Sul – Visão de Liberdade (Maringá/PR)

A experiência une os deficientes visuais, que enfrentam dificuldades na educação por não terem acesso a diversos conteúdos, e os apenados do sistema prisional. Um grupo de detentos foi qualificado para a produção de material didático em braile, áudio e alto-relevo. Enquanto o material auxilia deficientes visuais do Brasil e Portugal a terminar seus estudos, cada participante qualifica-se profissionalmente e reduz um dia de pena a cada três trabalhados.

Categoria – TS na Construção de Políticas Públicas para a Erradicação da Pobreza – Horta Comunitária (Maringá/PR)
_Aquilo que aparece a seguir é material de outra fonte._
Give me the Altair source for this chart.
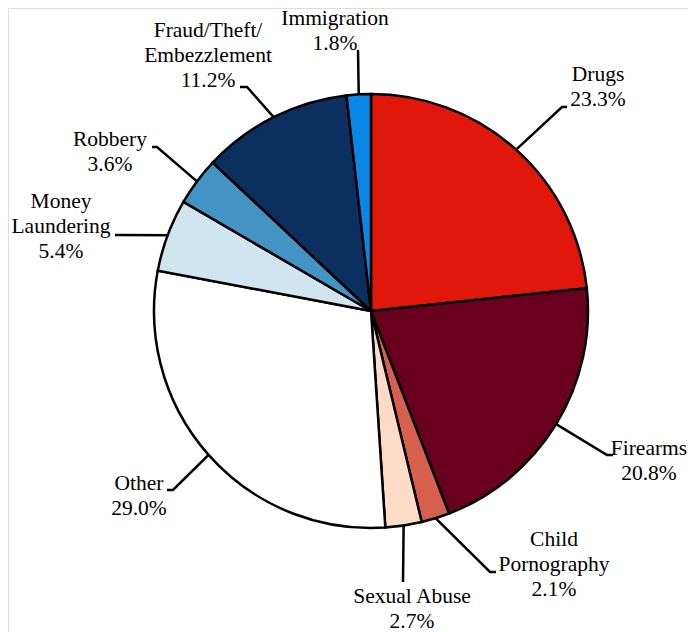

A prefeitura de Maringá transforma a comunidade em parceira na conservação e aproveitamento de terrenos baldios que se tornam depósitos de lixo e entulho. Por meio de hortas comunitárias agroecológicas, oferece segurança alimentar e geração de renda para as famílias.

Categoria – Participação de Mulheres na Gestão de TS – Mulheres da Amazônia (Juruena/MT)

Reunidas em uma associação, 87 mulheres do assentamento Vale do Amanhecer descobriram no extrativismo e na produção de alimentos à base de castanha uma forma de gerar renda e conviver de forma harmoniosa com a natureza. A cooperativa ajudou a aumentar em quase sete vezes o valor pago ao extrativista por um quilo de castanha.

Categoria – Direitos da Criança e do Adolescente e Protagonismo Juvenil – Fazendo Minha História (São Paulo/SP)

A tecnologia busca, por meio da literatura, interagir com crianças de abrigos e acolhimento, para que elas possam se expressar e dialogar com sua história de vida. Cada um monta um álbum colorido, no qual registra um pouco de seu passado, seu presente no abrigo e seus sonhos para o futuro.

Categoria – Gestão de Recursos Hídricos – Cisternas nas Escolas (Irece/BA)

No semi-árido baiano, não falta mais água para o consumo dos alunos e para irrigar as hortas escolares, que produzem alimentos orgânicos. Com a instalação de cisternas nas escolas, pela própria comunidade, são captadas as águas da chuva. O sistema ainda é utilizado como recurso pedagógico.